I left full-time employment in the funeral profession at the end of the 2013 calendar year. At that time I was aware of a young, emerging company called Passare, whose web-site you can see here. What I remember of Passare is that, I believe, it was a product of Funeral Directors Life Insurance Company (FDLIC) and was a technology that was meant to improve funeral directors performance during arrangement conferences.
If you go to their web-site you will see that today they are much more than I remember them. That is not surprising. . . there have been incredible technological advances in that time, funeral directors and their businesses have became more tech savvy and welcoming, and, well, it’s been seven years.
I don’t know if Passare has increased their marketing budget or just got hold of my e-mail address, but lately I’ve been receiving a lot of information about the company. It led me to go to their web-site to check them out. I’m not going to give you a run down on what they could do for your funeral home business with this article but I am going to talk about one aspect that I read about on their web-site.
While perusing the Passare web-site I came across this article entitled, “The Six Types of Funeral Consumers“. I found it fascinating and something I was surprised that I had not come across before. It is a short read and I would suggest you read it.
In essence, the article brings you back to a time almost a decade ago when a market research firm was asked to identify funeral consumers , consumer behaviors, and market preferences. They interviewed over 3000 individuals to come up with personas of “funeral consumers”. The article describes these personas in more detail, but I’ll give you my brief explanation of the six types of funeral consumers they found. And, just for simplicity sake, I would argue that “funeral consumers” is equivalent to “death care consumers” for this article’s purpose.

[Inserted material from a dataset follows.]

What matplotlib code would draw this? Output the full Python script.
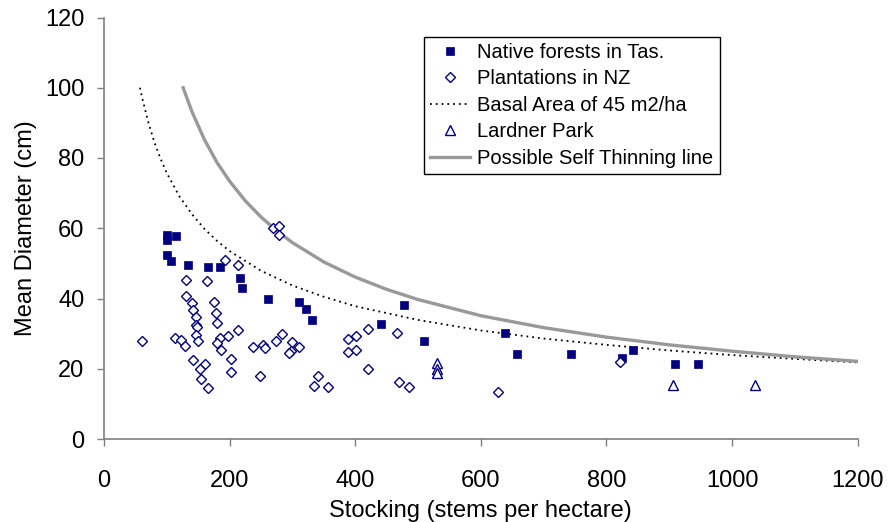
import numpy as np
import matplotlib
matplotlib.use("Agg")
from matplotlib import pyplot as plt

plt.rcParams['font.family'] = ['Liberation Sans', 'DejaVu Sans']

#---DATOS LEIDOS DE LA FIGURA
# bosques nativos en Tasmania
tas_x = [100, 100, 115, 100, 107, 133, 166, 185, 217, 220, 261, 310, 321, 331,
         441, 478, 510, 638, 657, 744, 824, 843, 909, 945]
tas_y = [58.2, 56.7, 57.7, 52.4, 50.7, 49.6, 48.9, 48.9, 45.8, 43.0, 39.8, 38.9,
         37.0, 33.8, 32.7, 38.2, 27.9, 30.1, 24.2, 24.2, 23.0, 25.2, 21.4, 21.4]

# plantaciones en NZ
nz_x = [269, 279, 279, 193, 214, 130, 164, 130, 140, 175, 142, 178, 147, 180,
        146, 148, 213, 146, 60, 113, 122, 129, 150, 185, 197, 180, 187, 237,
        253, 256, 274, 284, 300, 310, 298, 295, 142, 161, 153, 202, 202, 154,
        165, 249, 389, 402, 420, 466, 388, 402, 421, 340, 335, 356, 469, 486,
        627, 822]
nz_y = [60.1, 60.7, 58.2, 51.0, 49.6, 45.3, 45.1, 40.6, 38.7, 39.0, 36.8, 35.9,
        34.6, 33.1, 32.5, 32.0, 31.1, 29.7, 27.8, 28.7, 28.2, 26.4, 27.9, 28.8,
        29.2, 27.4, 25.4, 26.1, 26.8, 25.8, 28.0, 29.8, 27.5, 26.1, 25.1, 24.6,
        22.5, 21.3, 19.9, 22.9, 19.0, 17.0, 14.5, 17.8, 28.4, 29.4, 31.3, 30.3,
        24.7, 25.2, 20.0, 17.8, 15.1, 14.9, 16.3, 14.9, 13.5, 21.8]

# Lardner Park
lp_x = [530, 530, 530, 906, 1036]
lp_y = [21.6, 19.9, 18.8, 15.4, 15.4]

# area basal de 45 m2/ha
ba_x = [57.3, 60, 70, 80, 90, 100, 120, 140, 160, 180, 200, 250, 300, 350, 400,
        500, 600, 700, 800, 900, 1000, 1100, 1200]
ba_y = [100.0, 97.7, 90.5, 84.6, 79.8, 75.7, 69.1, 64.0, 59.8, 56.4, 53.5, 47.9,
        43.7, 40.5, 37.8, 33.9, 30.9, 28.6, 26.8, 25.2, 23.9, 22.8, 21.8]

# linea de autoraleo posible
st_x = [126, 140, 160, 180, 200, 225, 250, 275, 300, 350, 400, 450, 500, 600,
        700, 800, 900, 1000, 1100, 1200]
st_y = [100.0, 93.2, 85.2, 78.7, 73.4, 67.8, 63.2, 59.3, 55.9, 50.4, 46.1, 42.6,
        39.7, 35.1, 31.7, 29.0, 26.8, 25.0, 23.4, 22.1]

navy = '#000080'

fig = plt.figure(figsize=(8.88, 5.22), dpi=100)
ax = fig.add_axes([104/888, 1-439/522, (857.7-104)/888, (439-17.5)/522])

ax.plot(tas_x, tas_y, linestyle='none', marker='s', markersize=5.3,
        color=navy, markeredgewidth=0.5, label='Native forests in Tas.', zorder=3)
ax.plot(nz_x, nz_y, linestyle='none', marker='D', markersize=4.6,
        markerfacecolor='white', markeredgecolor=navy, markeredgewidth=1.0,
        label='Plantations in NZ', zorder=3)
ax.plot(ba_x, ba_y, color='black', linewidth=1.3, linestyle=(0, (1, 2.2)),
        label='Basal Area of 45 m2/ha', zorder=2)
ax.plot(lp_x, lp_y, linestyle='none', marker='^', markersize=6.5,
        markerfacecolor='white', markeredgecolor=navy, markeredgewidth=1.0,
        label='Lardner Park', zorder=3)
ax.plot(st_x, st_y, color='#999999', linewidth=2.4,
        label='Possible Self Thinning line', zorder=2)

ax.set_xlim(0, 1200)
ax.set_ylim(0, 120)
ax.set_xticks(np.arange(0, 1201, 200))
ax.set_yticks(np.arange(0, 121, 20))

for lado in ['top', 'right']:
    ax.spines[lado].set_visible(False)
for lado in ['left', 'bottom']:
    ax.spines[lado].set_color('#808080')
    ax.spines[lado].set_linewidth(1.2)
ax.tick_params(direction='out', length=5, width=1.0, color='#808080',
               labelsize=17)
ax.tick_params(axis='x', pad=17.5)
ax.tick_params(axis='y', pad=9)

ax.set_xlabel('Stocking (stems per hectare)', fontsize=17, labelpad=5.5)
ax.set_ylabel('Mean Diameter (cm)', fontsize=17, labelpad=6)

leg = ax.legend(loc='upper left', bbox_to_anchor=(424/888, 1-37/522),
                bbox_transform=fig.transFigure, borderaxespad=0,
                fontsize=14.5, numpoints=1, handlelength=2.0, handletextpad=0.35,
                labelspacing=0.37, borderpad=0.3, fancybox=False, framealpha=1)
leg.get_frame().set_edgecolor('black')
leg.get_frame().set_linewidth(1.0)

plt.savefig('out.png', dpi=100)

- Pine-Boxers: The “just bury me in a pine box” consumer
- Funeral Friends: Willing to spend more. Religious and attend church.
- Polite Farewells: Naturally caring. They put desires of family and friends over their own. Married with children.
- Dead-Enders: Predominantly male. Look for the cheapest option available.
- Solo Secularists: Highly educated. Environmentally conscious. Does not see a need for a funeral home. Prefer cremation.
- Click & Callers: Prefer do-it-yourself methods. Use the internet to find the answers needed to do so. May be a religious element, but also tend to be highly customized.
So, if you’ve been a funeral director for any length of time, you probably can recall making arrangements with each of these types of consumers. I know that I can.
What I find most interesting, however, is that, according to the article, the marketing company explained that of these six death care consumer types, some of the consumer types were declining and some of the types were growing. And, in my opinion, it is this growing/declining phenomena that is what is producing the change in death care services in the United States and it is important for your firm to understand that if you are to grow and not decline.
From the article’s point of view, they argue that Pine-Boxers, Funeral Friends, and Polite Farewell consumers are declining in the population while Dead-Enders, Solo Secularists, and Click & Callers are growing.
If your providing and advertising services to a population that is declining, well, I’m guessing your clientele and business will decline also. There is ample evidence in American business history of companies that did not keep up with the consumer. . . and those companies are gone today.
From this article I take home pretty simple advice. . . . know who your customer is.